I am facing a weird problem with Java Regex when combined with the word-boundary \b. Read through Oracle - RegexBounds and RegularExpressions - WordBoundaries

Below is my regex (Java String) (for a email address)

"\\b[A-Z0-9._!#$%&'*+-/=?^`{}|~]+@([-0-9a-zA-Z]+[.])+[a-zA-Z]{2,6}$"

This regex matches the email test$@example.com but not $test@example.com.

However, when I remove \b (Java String \\b), it matches both the email. This is the case for all the special characters in the regex.

Whats happening with \b in the ordering of regex? I though that [A-Z0-9._!#$%&'*+-/=?^`{}|~]+ should match text in any order irrespective of \b

Code Snippet:

import java.util.regex.Matcher;
import java.util.regex.Pattern;

public class ValidationUtil {

    private static final String EMAIL_ADDRESS_REGEX = "\\b[A-Z0-9._!#$%&'*+-/=?^`{}|~]+@([-0-9a-zA-Z]+[.])+[a-zA-Z]{2,6}$";
    private static final Pattern EMAIL_ADDRESS_PATTERN = Pattern.compile(EMAIL_ADDRESS_REGEX, Pattern.CASE_INSENSITIVE);

    public static boolean isValidEmail(String email) {
        if (email == null) {
            return false;
        }
        Matcher matcher = EMAIL_ADDRESS_PATTERN.matcher(email);
        return matcher.matches();
    }
}

After this issue, I moved the regex validation to apache-commons EmailValidator.

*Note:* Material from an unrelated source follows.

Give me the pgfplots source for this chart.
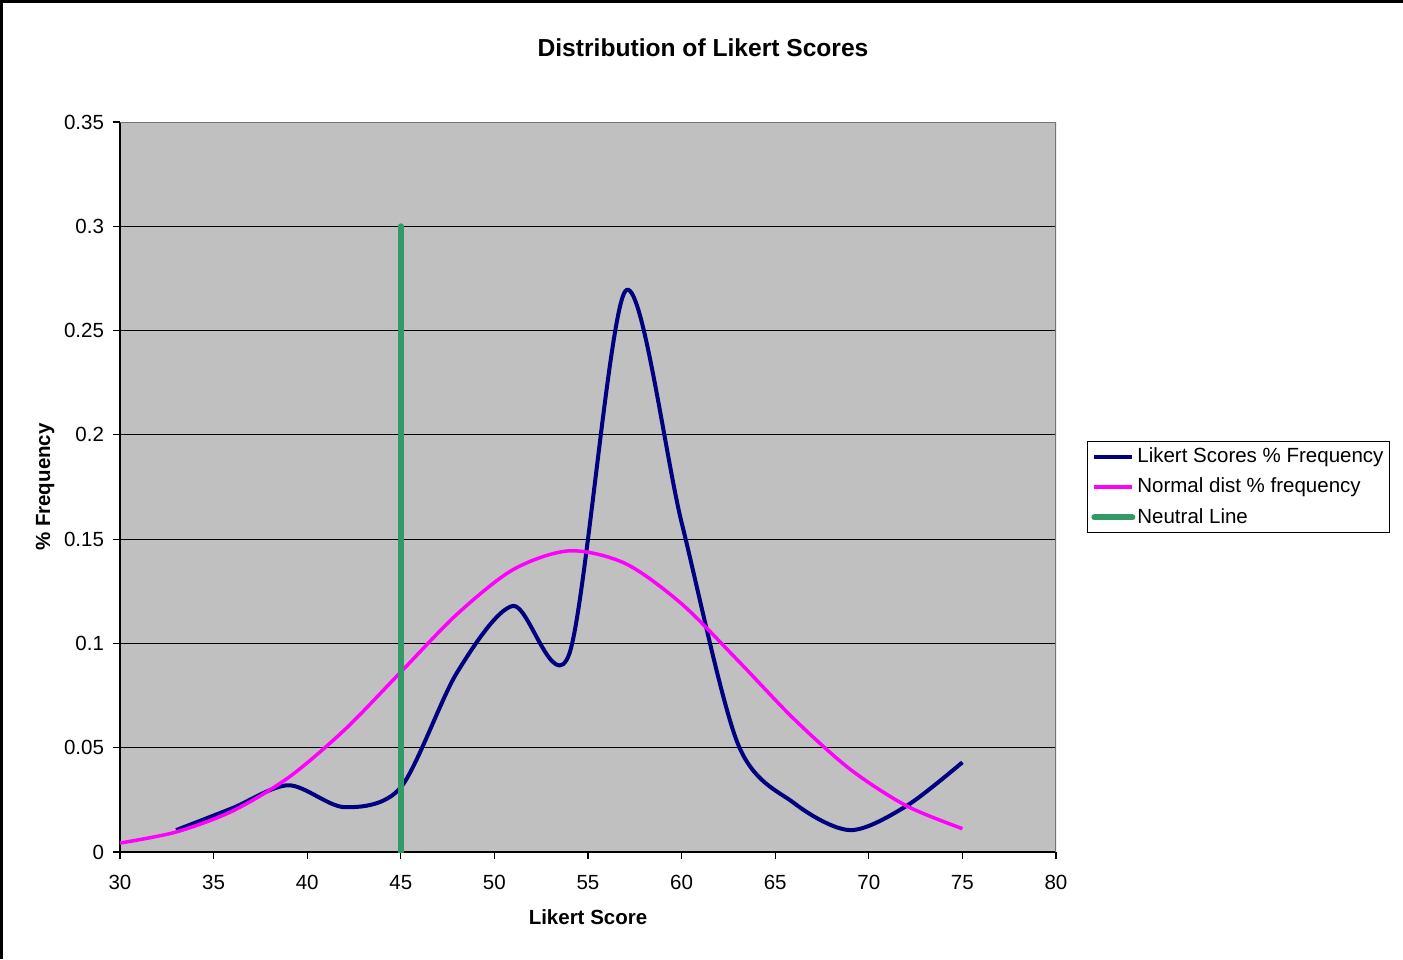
\documentclass[border=0pt]{standalone}
\usepackage{pgfplots}
\pgfplotsset{compat=1.18}
\usepackage{fontspec}
\setmainfont{Liberation Sans}
\definecolor{likert}{HTML}{000080}
\definecolor{normal}{HTML}{FF00FF}
\definecolor{neutral}{HTML}{339966}
\definecolor{plotbg}{HTML}{C0C0C0}
\begin{document}
\begin{tikzpicture}
\useasboundingbox (0,0) rectangle (701.5pt,-479.5pt);
\draw[line width=1.5pt] (0.75pt,-479.5pt) -- (0.75pt,-0.5pt) -- (701.5pt,-0.5pt);
\begin{axis}[
  at={(60pt,-426pt)}, anchor=south west,
  scale only axis, width=468pt, height=365pt,
  xmin=30, xmax=80, ymin=0, ymax=0.35,
  xtick={30,35,...,80},
  ytick={0,0.05,0.1,0.15,0.2,0.25,0.3,0.35},
  yticklabels={0,0.05,0.1,0.15,0.2,0.25,0.3,0.35},
  axis lines*=left,
  axis line style={black, line width=0.6pt},
  tick align=outside, major tick length=3.5pt,
  tick style={black, line width=0.6pt},
  ymajorgrids, grid style={black, line width=0.5pt},
  axis background/.style={fill=plotbg},
  tick label style={font=\fontsize{10.25}{12}\selectfont},
  /pgf/number format/assume math mode=true,
  xticklabel style={yshift=-4.5pt},
  yticklabel style={xshift=-1pt},
  title={\textbf{Distribution of Likert Scores}},
  title style={at={(axis description cs:0.6229,1.085)}, anchor=center, font=\fontsize{12.3}{14}\selectfont},
  xlabel={\textbf{Likert Score}},
  xlabel style={at={(axis description cs:0.5,-0.089)}, anchor=center, font=\fontsize{10.25}{12}\selectfont},
  ylabel={\textbf{\% Frequency}},
  ylabel style={at={(axis description cs:-0.080,0.5)}, anchor=center, rotate=0, font=\fontsize{10.25}{12}\selectfont},
  legend style={at={(1.033,0.5)}, anchor=west, draw=black, line width=0.5pt, fill=white,
    font=\fontsize{10.25}{12}\selectfont, inner xsep=2pt, inner ysep=1.5pt, row sep=3.25pt,
    nodes={inner xsep=1pt, inner ysep=1.5pt}},
  legend cell align=left,
  legend image code/.code={\draw[#1] (0pt,0pt) -- (19pt,0pt);},
]
\addplot[likert, line width=2pt, smooth, tension=0.5] coordinates {
 (33,0.0105) (36,0.021) (39,0.032) (42,0.0215) (45,0.031) (48,0.086)
 (51,0.118) (54,0.095) (57,0.269) (60,0.158) (63,0.052) (66,0.0235)
 (69,0.0105) (72,0.022) (75,0.043)
};
\addlegendentry{Likert Scores \% Frequency}
\addplot[normal, line width=1.75pt, smooth, tension=0.5] coordinates {
 (30,0.0043) (33,0.0096) (36,0.0196) (39,0.0357) (42,0.0586) (45,0.0863)
 (48,0.114) (51,0.1354) (54,0.1444) (57,0.1383) (60,0.119) (63,0.0919)
 (66,0.0638) (69,0.0397) (72,0.0222) (75,0.0112)
};
\addlegendentry{Normal dist \% frequency}
\addplot[neutral, line width=3pt, line cap=round] coordinates {(45,0) (45,0.3)};
\addlegendentry{Neutral Line}
\draw[gray!90!black, line width=0.8pt] (rel axis cs:0,1) -- (rel axis cs:1,1) -- (rel axis cs:1,0);
\end{axis}
\end{tikzpicture}
\end{document}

But still curious why this weird behavior.

I went through many stackoverflow topics on issue with \b, but couldn't find a related one.

Answer 1

To quote the page you link to:

There are three different positions that qualify as word boundaries:

• Before the first character in the string, if the first character is a word character.
• ...

The first character, $, is not a word character, so the \b isn't matched at the start of the string and therefore the entire regex isn't matched.